Last week marked 31 years since a Royal Commission handed down a report aimed at preventing Aboriginal and Torres Strait Islander deaths in the custody of prison, police, or juvenile detention centre.
Concern about the high number of Aboriginal people who had died in custody in the 1980s led to the establishment of the Royal Commission into Aboriginal Deaths in Custody in 1987, to investigate and report upon the underlying social, cultural, and legal issues behind the deaths.
On April 15, 1991, Prime Minister Bob Hawke received the Royal Commission’s final report. It comprised 5000 pages and 339 recommendations, very few of which have been implemented.

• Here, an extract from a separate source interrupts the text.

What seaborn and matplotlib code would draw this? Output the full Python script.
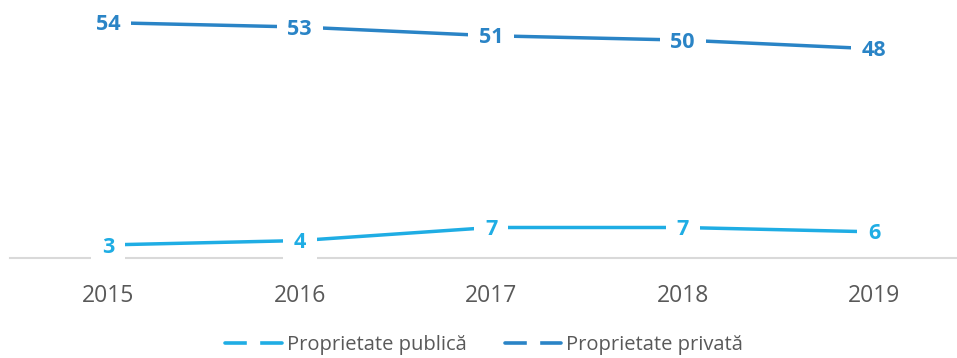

In the 31 years since over 500 Aboriginal and Torres Strait Islander people have died in custody and counting. Not one official has ever been held criminally responsible.

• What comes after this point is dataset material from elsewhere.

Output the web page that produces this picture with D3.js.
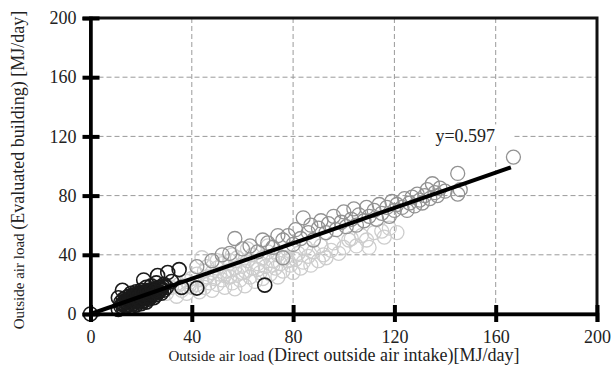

Many of the families that have lost loved ones in the justice system believe these deaths could have been avoided if Australian governments had genuinely implemented the Royal Commission’s recommendations.
Co-chair of Indigenous justice group Change the Record, Cheryl Axleby said there’s a stark contrast in justice for First Nations people compared to police.
“There’s systemic drivers that cause the impact of our mob dying in custody but there’s also the drivers of the way our mob are treated in custody,” the Narungga woman told NIRS News.
“We need to have more accountability, over 500 deaths in custody have occurred since the royal commission and it’s just appalling that when we continually raise these issues with government they say the majority of the recommendations have been implemented, we will still challenge that and we still call that out.”
Change the Record aims to end the incarceration of, and family violence against, Aboriginal and Torres Strait Islander people. Two key recommendations from the Royal Commission into Aboriginal Deaths in Custody.
Ms Axleby said the anniversary went by really quietly last week compared to previous years when there was huge focus.
“That’s because we need mainstream media to get behind our cause,” Axleby said.
“We will continue to highlight the impact of Aboriginal deaths in custody and continue to call for change, and the implementation of the recommendations. We also want to make sure there is justice for families.”